Furnace, Ohio. Cody (Mike Dwyer) is so down on his luck that he steals a Toyota from outside a church and can’t even make a deal to sell it to a fence – then is spooked into crashing it into a tree by a tailgating black van. A smooth-talking stranger in an expensive coat (Seth Hammond) pops out of the van and takes an interest, sympathising with the loser – who has trouble with loan sharks and is smitten with a stripper – and offering him a big mystery opportunity.
After accepting, he’s sack-hooded and driven around … then finds himself in a building that looks like a community centre draped with flags and chintz and among eight similarly-desperate randoms who will compete in an elimination contest for the benefit of a horde of gibbering gamblers who wear cheap plastic masks. The compere now wears a lion mask, and the games range from off-brand Monopoly and musical chairs (‘you’ve all played this one before’) through psychological tricks about who’s willing to give their name away and tell their story to increasingly violent, gruesome and nebulous acts. The competitors all assume that the losers are disposed of permanently, but that’s mostly kept from them – though when one loser argues with the referee, he is bludgeoned with a golf club and the next game involves eating his brains.
This is a variant on a story that’s been told and retold quite a lot recently, perhaps with degrading reality TV and economic downturns in mind – the French 13 Tzamet1 and the Thai 13 Game of Death have both had American remakes, and variants like the house-sharing House of 9 and the simpler competition of Cheap Thrills proliferate. This has a lot of familiar elements, but most of them still work … the first reel that explores the central character’s dead-end lifestyle, a weighting which at least guarantees a spot on the final two, though the other competitors make for vivid cameos and half-told stories which make all the players numbered with orange spray paint interesting in themselves.
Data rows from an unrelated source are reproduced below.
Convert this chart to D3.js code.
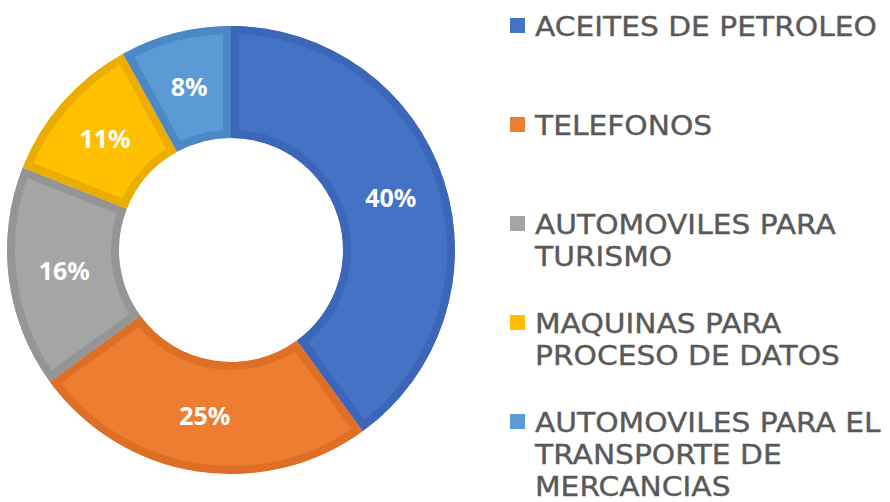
<!DOCTYPE html>
<html>
<head>
<meta charset="utf-8">
<script src="https://cdn.jsdelivr.net/npm/d3@7"></script>
<style>
  html, body { margin: 0; padding: 0; background: #ffffff; }
  svg { display: block; }
</style>
</head>
<body>
<svg id="chart" width="890" height="502"></svg>
<script>
const categories = [
  "ACEITES DE PETROLEO",
  "TELEFONOS",
  "AUTOMOVILES PARA TURISMO",
  "MAQUINAS PARA PROCESO DE DATOS",
  "AUTOMOVILES PARA EL TRANSPORTE DE MERCANCIAS"
];
const values = [40, 25, 16, 11, 8];
const legendLines = [
  ["ACEITES DE PETROLEO"],
  ["TELEFONOS"],
  ["AUTOMOVILES PARA", "TURISMO"],
  ["MAQUINAS PARA", "PROCESO DE DATOS"],
  ["AUTOMOVILES PARA EL", "TRANSPORTE DE", "MERCANCIAS"]
];
const fillColors = ["#4472C4", "#ED7D31", "#A5A5A5", "#FFC000", "#5B9BD5"];
const borderColors = ["#3C67B8", "#DE6F27", "#959595", "#EBAE00", "#4C88C6"];

const svg = d3.select("#chart");
const cx = 231, cy = 250, outerR = 224, innerR = 112;

const pie = d3.pie().sort(null).value(d => d.value);
const data = pie(categories.map((c, i) => ({ cat: c, value: values[i], i })));
const arc = d3.arc().innerRadius(innerR).outerRadius(outerR);
const labelArc = d3.arc().innerRadius((innerR + outerR) / 2).outerRadius((innerR + outerR) / 2);
const total = d3.sum(values);

const defs = svg.append("defs");
const g = svg.append("g").attr("transform", `translate(${cx},${cy})`);

data.forEach((d, k) => {
  const id = "clip" + k;
  defs.append("clipPath").attr("id", id).append("path").attr("d", arc(d));
  g.append("path")
    .attr("d", arc(d))
    .attr("fill", fillColors[k])
    .attr("stroke", borderColors[k])
    .attr("stroke-width", 16)
    .attr("clip-path", `url(#${id})`);
});

g.selectAll("text.lbl")
  .data(data)
  .enter().append("text")
  .attr("class", "lbl")
  .attr("transform", d => `translate(${labelArc.centroid(d)})`)
  .attr("text-anchor", "middle")
  .attr("dy", "0.36em")
  .attr("fill", "#ffffff")
  .attr("font-family", "'Noto Sans', 'Liberation Sans', sans-serif")
  .attr("font-weight", 700)
  .attr("font-size", 25)
  .text(d => Math.round(d.value / total * 100) + "%");

// Legend
const legend = svg.append("g");
const textX = 535, firstBase = 36, entryStep = 99, lineStep = 32;
const textG = legend.append("g");
legendLines.forEach((lines, i) => {
  const base = firstBase + i * entryStep;
  legend.append("rect")
    .attr("x", 510).attr("y", base - 18)
    .attr("width", 15).attr("height", 15)
    .attr("fill", fillColors[i]);
  lines.forEach((ln, j) => {
    textG.append("text")
      .attr("x", 0)
      .attr("y", base + j * lineStep)
      .attr("fill", "#595959")
      .attr("stroke", "#595959")
      .attr("stroke-width", 0.35)
      .attr("font-family", "'DejaVu Sans', Verdana, sans-serif")
      .attr("font-size", 26)
      .text(ln);
  });
});
// stretch horizontally to match the reference width of the first line
const w0 = textG.select("text").node().getComputedTextLength();
const sx = 342 / w0;
textG.attr("transform", `translate(${textX},0) scale(${sx},1)`);
</script>
</body>
</html>
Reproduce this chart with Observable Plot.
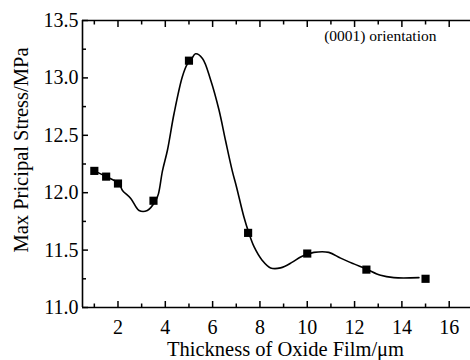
<!DOCTYPE html>
<html>
<head>
<meta charset="utf-8">
<script src="https://cdn.jsdelivr.net/npm/d3@7"></script>
<script src="https://cdn.jsdelivr.net/npm/@observablehq/plot@0.6"></script>
<style>
  html, body { margin: 0; padding: 0; background: #fff; }
  svg, svg text { font-family: "Liberation Serif", "Times New Roman", Times, Tinos, "DejaVu Serif", serif !important; }
</style>
</head>
<body>
<div id="chart"></div>
<script>
// Measured square markers
const pointX = [1, 1.5, 2, 3.5, 5, 7.5, 10, 12.5, 15];
const pointY = [12.19, 12.14, 12.08, 11.93, 13.15, 11.65, 11.47, 11.33, 11.25];

// Smooth curve
const curveX = [1, 1.5, 2.04, 2.19, 2.54, 2.89, 3.24, 3.59, 3.71, 3.88, 4.09, 4.37, 4.72, 4.93, 5.07, 5.28, 5.57, 5.92, 6.27, 6.55, 6.83, 7.01, 7.32, 7.53, 7.75, 8.1, 8.45, 8.87, 9.37, 9.72, 10.04, 10.28, 10.91, 11.41, 11.97, 12.5, 13.1, 13.66, 14.72];
const curveY = [12.19, 12.14, 12.08, 12.02, 11.95, 11.845, 11.845, 11.93, 11.99, 12.19, 12.37, 12.69, 13.01, 13.12, 13.15, 13.21, 13.17, 12.98, 12.72, 12.45, 12.19, 12.05, 11.79, 11.65, 11.53, 11.41, 11.345, 11.345, 11.395, 11.44, 11.465, 11.48, 11.48, 11.43, 11.38, 11.335, 11.28, 11.26, 11.26];

// Axis ticks
const xMajor = [2, 4, 6, 8, 10, 12, 14, 16];
const xMinor = [1, 3, 5, 7, 9, 11, 13, 15];
const yMajor = [11.0, 11.5, 12.0, 12.5, 13.0, 13.5];
const yMinor = [11.25, 11.75, 12.25, 12.75, 13.25];

const xTitle = "Thickness of Oxide Film/\u03bcm";
const yTitle = "Max Pricipal Stress/MPa";
const note = "(0001) orientation";

const points = pointX.map((x, i) => ({x, y: pointY[i]}));
const curve = curveX.map((x, i) => ({x, y: curveY[i]}));

const font = "'Liberation Serif', 'Times New Roman', Times, Tinos, 'DejaVu Serif', serif";

const chart = Plot.plot({
  width: 470,
  height: 360,
  marginLeft: 82,
  marginRight: 0,
  marginTop: 20,
  marginBottom: 53,
  style: {fontFamily: font, fontSize: "20px", background: "#fff", color: "#000"},
  x: {domain: [0.5, 16.9]},
  y: {domain: [11, 13.5]},
  marks: [
    // frame lines (left, bottom, top)
    Plot.ruleX([0.5], {stroke: "#000", strokeWidth: 1.6}),
    Plot.ruleY([11, 13.5], {stroke: "#000", strokeWidth: 1.6}),
    // tick labels
    Plot.axisX(xMajor, {anchor: "bottom", tickSize: 0, tickPadding: 12, fontSize: 20, label: null}),
    Plot.axisY(yMajor, {anchor: "left", tickSize: 0, tickPadding: 4, fontSize: 20, tickFormat: d3.format(".1f"), label: null}),
    // inward ticks
    Plot.axisX(xMajor, {anchor: "bottom", tickSize: -6, fill: "none", strokeWidth: 1.5, label: null}),
    Plot.axisX(xMinor, {anchor: "bottom", tickSize: -3.5, fill: "none", strokeWidth: 1.5, label: null}),
    Plot.axisX(xMajor, {anchor: "top", tickSize: -6, fill: "none", strokeWidth: 1.5, label: null}),
    Plot.axisX(xMinor, {anchor: "top", tickSize: -3.5, fill: "none", strokeWidth: 1.5, label: null}),
    Plot.axisY(yMajor, {anchor: "left", tickSize: -6, fill: "none", strokeWidth: 1.5, label: null}),
    Plot.axisY(yMinor, {anchor: "left", tickSize: -4, fill: "none", strokeWidth: 1.5, label: null}),
    // curve and markers
    Plot.line(curve, {x: "x", y: "y", curve: "catmull-rom", stroke: "#000", strokeWidth: 1.6}),
    Plot.dot(points, {x: "x", y: "y", symbol: "square", r: 4.6, fill: "#000", stroke: "none"}),
    // texts
    Plot.text([note], {text: d => d, frameAnchor: "top-right", textAnchor: "end", lineAnchor: "middle", dx: -34, dy: 16, fontSize: 15.5, fill: "#000"}),
    Plot.text([xTitle], {text: d => d, frameAnchor: "bottom", textAnchor: "middle", lineAnchor: "middle", dx: 9, dy: 42, fontSize: 20.5, fill: "#000"}),
    Plot.text([yTitle], {text: d => d, frameAnchor: "left", textAnchor: "middle", lineAnchor: "middle", rotate: -90, dx: -61, dy: -14, fontSize: 20.5, fill: "#000"})
  ]
});

document.getElementById("chart").appendChild(chart);
</script>
</body>
</html>
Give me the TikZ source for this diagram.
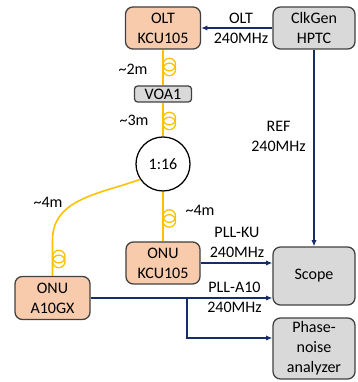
\documentclass[tikz,border=0pt]{standalone}
\usepackage{fontspec}
\setmainfont{Carlito}
\usepackage{tikz}
\usetikzlibrary{arrows.meta,positioning,calc}
\definecolor{onuorange}{RGB}{248,203,173}
\definecolor{instgray}{RGB}{217,217,217}
\definecolor{fiberyellow}{RGB}{255,192,0}
\definecolor{clkblue}{RGB}{22,45,105}
\definecolor{boxedge}{RGB}{64,64,64}
\tikzset{
  board/.style={draw=boxedge, fill=onuorange, line width=1.2pt, rounded corners=7pt, minimum width=2.5cm, minimum height=1.4cm, align=center},
  instr/.style={draw=boxedge, fill=instgray, line width=1.2pt, rounded corners=7pt, minimum width=2.733cm, align=center},
  fiber/.style={draw=fiberyellow, line width=1.5pt},
  clk/.style={draw=clkblue, line width=1.5pt, -{Latex[length=6pt,width=5pt]}},
  lbl/.style={align=center, inner sep=0pt}
}
\newcommand{\fibercoil}[1]{%
  \draw[fiber, line width=1.2pt] ($(#1)+(0.21,0.08)$) circle (0.21) ($(#1)+(0.21,-0.08)$) circle (0.21);}

\begin{document}
\begin{tikzpicture}[font=\fontsize{15.2}{19}\selectfont]
  \useasboundingbox (0,0) rectangle (11.9,12.733);
  % boxes
  \node[board] (olt) at (5.433,11.8) {OLT\\KCU105};
  \node[instr, minimum height=1.4cm] (clkgen) at (10.467,11.8) {ClkGen\\HPTC};
  \node[draw=boxedge, fill=instgray, line width=1.2pt, rounded corners=3pt, minimum width=1.9cm, minimum height=0.533cm, inner sep=0pt] (voa) at (5.433,9.6) {VOA1};
  \node[circle, draw=black, fill=white, line width=1.2pt, minimum size=1.8cm] (split) at (5.433,7.267) {1:16};
  \node[board, minimum width=2.467cm] (kcu) at (5.433,3.967) {ONU\\KCU105};
  \node[board, minimum height=1.433cm] (a10) at (1.75,2.8) {ONU\\A10GX};
  \node[instr, minimum height=1.933cm] (scope) at (10.467,3.533) {Scope};
  \node[instr, minimum height=2.033cm] (pna) at (10.467,1.117) {Phase-\\noise\\analyzer};

  % fibers
  \draw[fiber] (olt) -- (voa) -- (split) -- (kcu);
  \coordinate (bend) at (1.75,4.733);
  \draw[fiber] (split.214) to[out=200, in=90] (bend) -- (a10.north);
  \coordinate (coilA) at (5.433,10.5);
  \coordinate (coilB) at (5.433,8.7);
  \coordinate (coilC) at (5.433,5.45);
  \coordinate (coilD) at (1.75,4.1);
  \fibercoil{coilA}
  \fibercoil{coilB}
  \fibercoil{coilC}
  \fibercoil{coilD}
  \node (lenA) at (4.433,10.433) {\textasciitilde 2m};
  \node (lenB) at (4.467,8.733) {\textasciitilde 3m};
  \node (lenC) at (6.667,5.733) {\textasciitilde 4m};
  \node (lenD) at (1.6,6.0) {\textasciitilde 4m};

  % clocks
  \draw[clk] (clkgen) -- (olt);
  \node[lbl] (oltclk) at (8.033,11.8) {OLT\\240MHz};
  \draw[clk] (clkgen) -- (scope);
  \node[lbl] (refclk) at (9.283,8.2) {REF\\240MHz};
  \draw[clk] (kcu.east) -- (kcu.east -| scope.west);
  \node[lbl] (kuclk) at (7.9,4.667) {PLL-KU\\240MHz};
  \draw[clk] (a10.east) -- (a10.east -| scope.west);
  \node[lbl] (a10clk) at (7.817,2.833) {PLL-A10\\240MHz};
  \coordinate (tap) at (6.233,2.8);
  \coordinate (pnain) at ($(pna.west)+(0,0.35)$);
  \draw[clk] (tap) |- (pnain);
\end{tikzpicture}
\end{document}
Though, of course, the point of all this is to indict the callous, cruel, smug gamblers who would arrange such a contest, it’s undeniably a part of the strategy of all these movies that audiences start to guess who’s going to get eliminated next and picking favourites to survive or most hated to get eliminated. Maybe movies on this theme serve as a substitute for actually doing something like this – and the number of them on the market (this has taken a while to get released) suggest that there’s a universal appeal to the idea.
Director Nicholas Bushman, who co-wrote with leading man Mike Dwyer, has a nice line in unfussy, down-to-earth grimness and horror. Some of the contests are almost surreal – the child’s game played in deadly earnest still prompts a petulant tantrum from the guy who didn’t get a seat when the music stopped; something that seems to be a combination of Naked Twister and Cage-Fighting is seen only out of focus and in the aftermath as the shamed, bloody, humiliated survivors limp to the dressing room (a nasty detail – one is bleeding from the anus). Lion admits that this has been going on so long the organisers are running out of ideas for games, which makes it understandable – if a touch disappointing – that the final contest relies on a well-worn gambit that has already been the entire focus of another film in this cycle. Though the coda is affecting and creepy.
Among the other players are Keith David as an angry guy in a suit, Lyle Kanouse as an oversharing emu farmer from Kentucky, Tara Bellando as a dead-behind-the-eyes woman who might have been one of Cody’s schoolteachers, Kevin Crowley as a thug in a headband, Benjamin Franklin Crawford Wallace as a strung-out kid who can barely stand, and Katie Keene as a legacy player in this game. It has good use of source music and a line in pointed patter, but also knows when to shut up and play serious.